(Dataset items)
^^^^^^^^
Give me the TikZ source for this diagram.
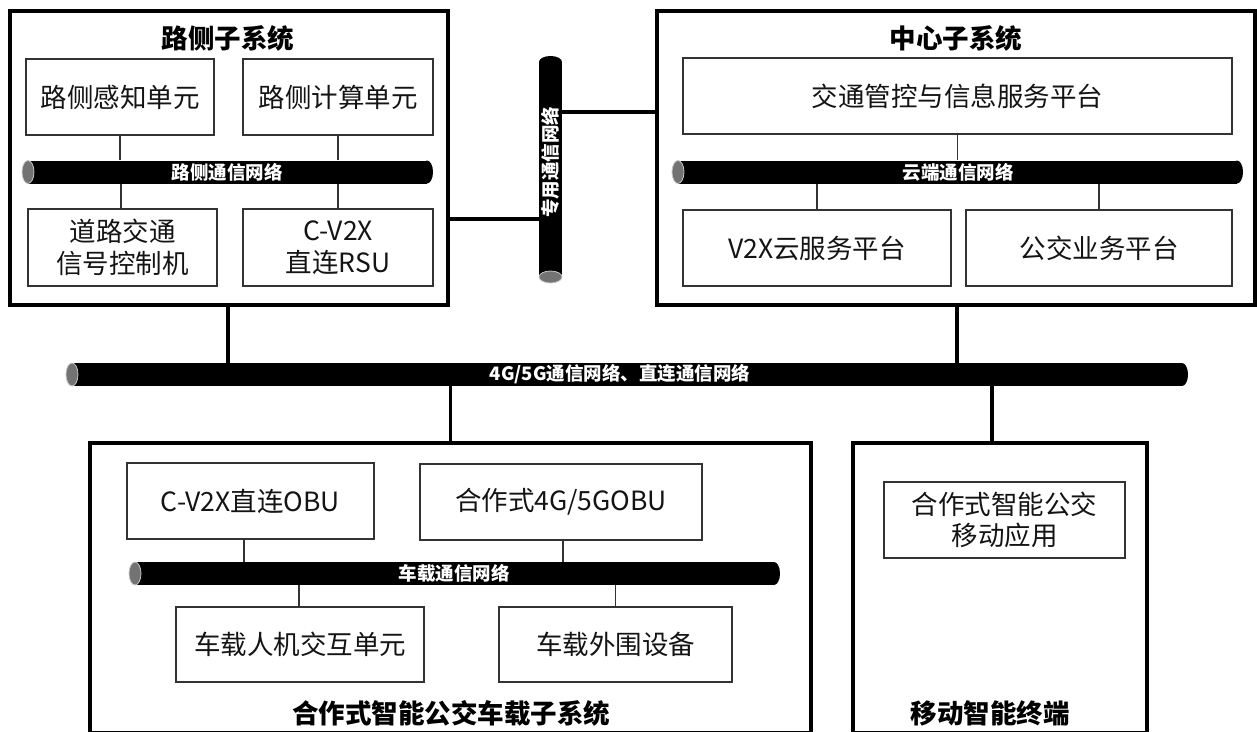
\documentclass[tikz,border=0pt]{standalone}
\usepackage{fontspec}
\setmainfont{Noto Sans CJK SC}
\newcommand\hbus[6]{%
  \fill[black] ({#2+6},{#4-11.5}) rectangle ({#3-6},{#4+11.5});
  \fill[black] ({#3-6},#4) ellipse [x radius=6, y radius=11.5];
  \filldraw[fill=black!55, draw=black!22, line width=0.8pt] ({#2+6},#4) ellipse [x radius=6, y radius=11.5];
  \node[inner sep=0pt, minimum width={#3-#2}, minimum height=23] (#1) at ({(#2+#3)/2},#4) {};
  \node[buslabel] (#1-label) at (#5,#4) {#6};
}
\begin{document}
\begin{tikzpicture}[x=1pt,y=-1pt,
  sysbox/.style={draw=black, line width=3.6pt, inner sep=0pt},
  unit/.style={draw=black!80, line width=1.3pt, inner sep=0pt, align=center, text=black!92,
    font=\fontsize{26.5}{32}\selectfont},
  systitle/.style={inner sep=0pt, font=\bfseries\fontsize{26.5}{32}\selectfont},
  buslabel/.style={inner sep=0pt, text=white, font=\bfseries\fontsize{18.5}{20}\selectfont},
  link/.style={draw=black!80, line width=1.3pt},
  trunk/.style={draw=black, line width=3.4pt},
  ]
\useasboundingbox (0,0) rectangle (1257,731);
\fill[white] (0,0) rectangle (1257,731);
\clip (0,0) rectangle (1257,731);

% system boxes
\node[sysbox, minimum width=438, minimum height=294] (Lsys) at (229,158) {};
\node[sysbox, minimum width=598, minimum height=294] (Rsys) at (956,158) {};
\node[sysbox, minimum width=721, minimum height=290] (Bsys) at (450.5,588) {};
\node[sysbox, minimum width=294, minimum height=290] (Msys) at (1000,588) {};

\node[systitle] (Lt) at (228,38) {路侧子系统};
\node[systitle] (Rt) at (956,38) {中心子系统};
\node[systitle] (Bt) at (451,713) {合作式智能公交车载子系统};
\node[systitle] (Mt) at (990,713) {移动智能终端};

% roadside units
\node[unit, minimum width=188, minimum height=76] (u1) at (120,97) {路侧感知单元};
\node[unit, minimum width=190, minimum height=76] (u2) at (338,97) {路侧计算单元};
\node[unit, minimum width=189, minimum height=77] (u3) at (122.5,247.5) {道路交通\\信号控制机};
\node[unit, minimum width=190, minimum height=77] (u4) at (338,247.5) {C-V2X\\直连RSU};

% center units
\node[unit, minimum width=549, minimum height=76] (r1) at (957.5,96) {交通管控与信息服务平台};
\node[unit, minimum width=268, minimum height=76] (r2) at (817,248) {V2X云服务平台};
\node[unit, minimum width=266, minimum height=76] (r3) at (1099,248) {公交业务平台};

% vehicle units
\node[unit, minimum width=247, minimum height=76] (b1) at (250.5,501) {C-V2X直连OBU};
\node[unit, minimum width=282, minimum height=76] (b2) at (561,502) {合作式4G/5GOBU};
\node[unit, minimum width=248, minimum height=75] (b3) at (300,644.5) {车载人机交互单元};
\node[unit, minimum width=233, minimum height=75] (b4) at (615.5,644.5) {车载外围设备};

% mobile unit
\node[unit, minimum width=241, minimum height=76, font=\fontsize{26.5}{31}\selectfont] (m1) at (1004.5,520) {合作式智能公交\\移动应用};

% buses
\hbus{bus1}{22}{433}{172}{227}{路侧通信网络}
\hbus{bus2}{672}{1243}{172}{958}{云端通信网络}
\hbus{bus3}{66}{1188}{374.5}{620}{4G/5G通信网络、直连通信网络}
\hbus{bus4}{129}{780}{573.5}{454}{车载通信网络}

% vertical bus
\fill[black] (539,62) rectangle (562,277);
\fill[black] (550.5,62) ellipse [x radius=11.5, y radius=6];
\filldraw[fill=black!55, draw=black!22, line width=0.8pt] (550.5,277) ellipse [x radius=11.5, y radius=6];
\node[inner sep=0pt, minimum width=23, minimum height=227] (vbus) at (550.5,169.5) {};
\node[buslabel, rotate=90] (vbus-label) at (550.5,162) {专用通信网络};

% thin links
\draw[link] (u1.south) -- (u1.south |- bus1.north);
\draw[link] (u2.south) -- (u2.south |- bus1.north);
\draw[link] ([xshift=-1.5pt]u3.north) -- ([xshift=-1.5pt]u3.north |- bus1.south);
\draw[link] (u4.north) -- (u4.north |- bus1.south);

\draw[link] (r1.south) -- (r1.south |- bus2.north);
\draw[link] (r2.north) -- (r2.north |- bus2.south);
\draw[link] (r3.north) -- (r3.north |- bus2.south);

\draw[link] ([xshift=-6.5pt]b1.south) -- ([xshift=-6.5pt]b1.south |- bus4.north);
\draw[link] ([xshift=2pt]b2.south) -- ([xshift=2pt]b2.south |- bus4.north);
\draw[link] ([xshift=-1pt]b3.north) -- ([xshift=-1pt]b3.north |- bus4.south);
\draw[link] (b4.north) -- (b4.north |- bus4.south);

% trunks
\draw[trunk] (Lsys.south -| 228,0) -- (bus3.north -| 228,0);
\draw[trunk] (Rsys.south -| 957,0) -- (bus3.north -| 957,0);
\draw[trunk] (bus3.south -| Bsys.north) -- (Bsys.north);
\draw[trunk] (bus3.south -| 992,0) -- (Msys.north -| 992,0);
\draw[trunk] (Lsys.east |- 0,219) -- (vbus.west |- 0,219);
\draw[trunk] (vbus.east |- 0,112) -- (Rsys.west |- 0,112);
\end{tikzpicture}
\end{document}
^^^^^^^^
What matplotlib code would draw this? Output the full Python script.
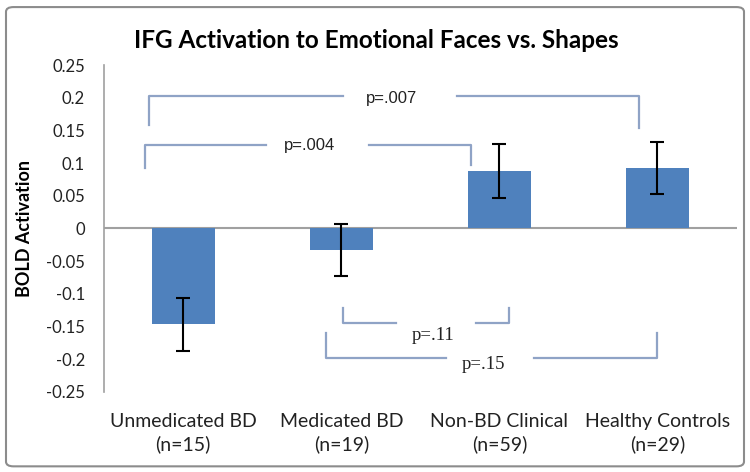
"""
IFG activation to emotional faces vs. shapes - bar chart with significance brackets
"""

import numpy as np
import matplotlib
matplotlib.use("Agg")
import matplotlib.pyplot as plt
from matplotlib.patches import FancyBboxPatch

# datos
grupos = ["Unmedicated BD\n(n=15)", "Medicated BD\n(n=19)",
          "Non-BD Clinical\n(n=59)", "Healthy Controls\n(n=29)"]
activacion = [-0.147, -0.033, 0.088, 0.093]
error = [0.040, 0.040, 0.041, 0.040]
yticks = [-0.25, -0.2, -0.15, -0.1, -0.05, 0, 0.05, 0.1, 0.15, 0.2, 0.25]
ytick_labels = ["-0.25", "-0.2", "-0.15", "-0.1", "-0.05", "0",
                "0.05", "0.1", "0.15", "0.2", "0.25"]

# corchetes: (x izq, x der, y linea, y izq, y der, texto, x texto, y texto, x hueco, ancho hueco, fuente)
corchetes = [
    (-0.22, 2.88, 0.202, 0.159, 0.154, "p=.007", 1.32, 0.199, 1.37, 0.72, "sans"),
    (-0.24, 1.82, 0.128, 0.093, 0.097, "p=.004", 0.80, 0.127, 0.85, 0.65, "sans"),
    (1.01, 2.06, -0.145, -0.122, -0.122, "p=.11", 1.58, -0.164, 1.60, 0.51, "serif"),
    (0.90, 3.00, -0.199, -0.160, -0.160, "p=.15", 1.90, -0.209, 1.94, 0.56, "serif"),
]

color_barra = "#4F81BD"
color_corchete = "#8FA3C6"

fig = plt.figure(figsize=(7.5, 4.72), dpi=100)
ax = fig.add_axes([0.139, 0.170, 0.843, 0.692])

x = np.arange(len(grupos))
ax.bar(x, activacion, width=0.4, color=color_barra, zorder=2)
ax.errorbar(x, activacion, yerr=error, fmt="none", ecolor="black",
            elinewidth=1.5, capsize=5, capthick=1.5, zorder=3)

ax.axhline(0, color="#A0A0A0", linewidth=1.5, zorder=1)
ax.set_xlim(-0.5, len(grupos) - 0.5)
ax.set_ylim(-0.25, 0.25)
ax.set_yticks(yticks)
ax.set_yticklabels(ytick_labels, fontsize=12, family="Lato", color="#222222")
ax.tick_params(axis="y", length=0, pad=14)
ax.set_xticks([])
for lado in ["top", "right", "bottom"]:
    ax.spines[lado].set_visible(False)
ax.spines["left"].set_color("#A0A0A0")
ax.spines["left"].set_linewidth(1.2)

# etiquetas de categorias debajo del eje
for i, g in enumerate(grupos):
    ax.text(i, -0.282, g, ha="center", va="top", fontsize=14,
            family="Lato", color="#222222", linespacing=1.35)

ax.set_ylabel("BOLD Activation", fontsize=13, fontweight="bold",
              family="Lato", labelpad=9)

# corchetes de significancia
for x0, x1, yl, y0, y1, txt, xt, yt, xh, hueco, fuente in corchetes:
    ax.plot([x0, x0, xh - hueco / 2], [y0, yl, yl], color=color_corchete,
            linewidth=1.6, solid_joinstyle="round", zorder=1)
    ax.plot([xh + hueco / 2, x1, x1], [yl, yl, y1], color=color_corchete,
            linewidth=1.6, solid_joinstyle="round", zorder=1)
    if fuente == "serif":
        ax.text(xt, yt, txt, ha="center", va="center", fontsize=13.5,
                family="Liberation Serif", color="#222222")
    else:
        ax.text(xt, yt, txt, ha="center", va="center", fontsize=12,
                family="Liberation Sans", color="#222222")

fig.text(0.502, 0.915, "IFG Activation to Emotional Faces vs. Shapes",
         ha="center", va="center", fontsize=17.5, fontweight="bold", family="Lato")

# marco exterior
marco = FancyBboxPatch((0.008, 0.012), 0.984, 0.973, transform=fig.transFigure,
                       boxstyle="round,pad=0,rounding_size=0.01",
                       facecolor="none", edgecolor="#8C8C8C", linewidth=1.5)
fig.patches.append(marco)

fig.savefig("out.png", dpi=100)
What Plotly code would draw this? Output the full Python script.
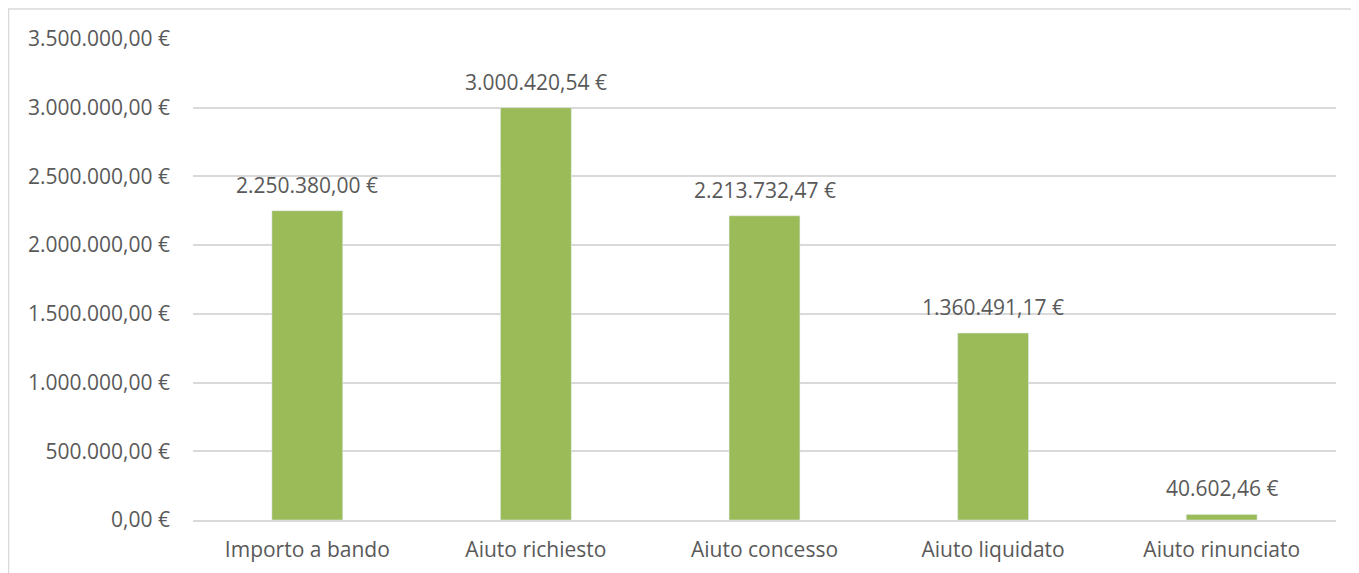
^^^^^^^^
◆ WHAT YOU ARE ASKED TO DO
Extract each line from the entries above that contains the string "would".

◆ RESPONSE TO THIS TASK
What matplotlib code would draw this? Output the full Python script.
What Plotly code would draw this? Output the full Python script.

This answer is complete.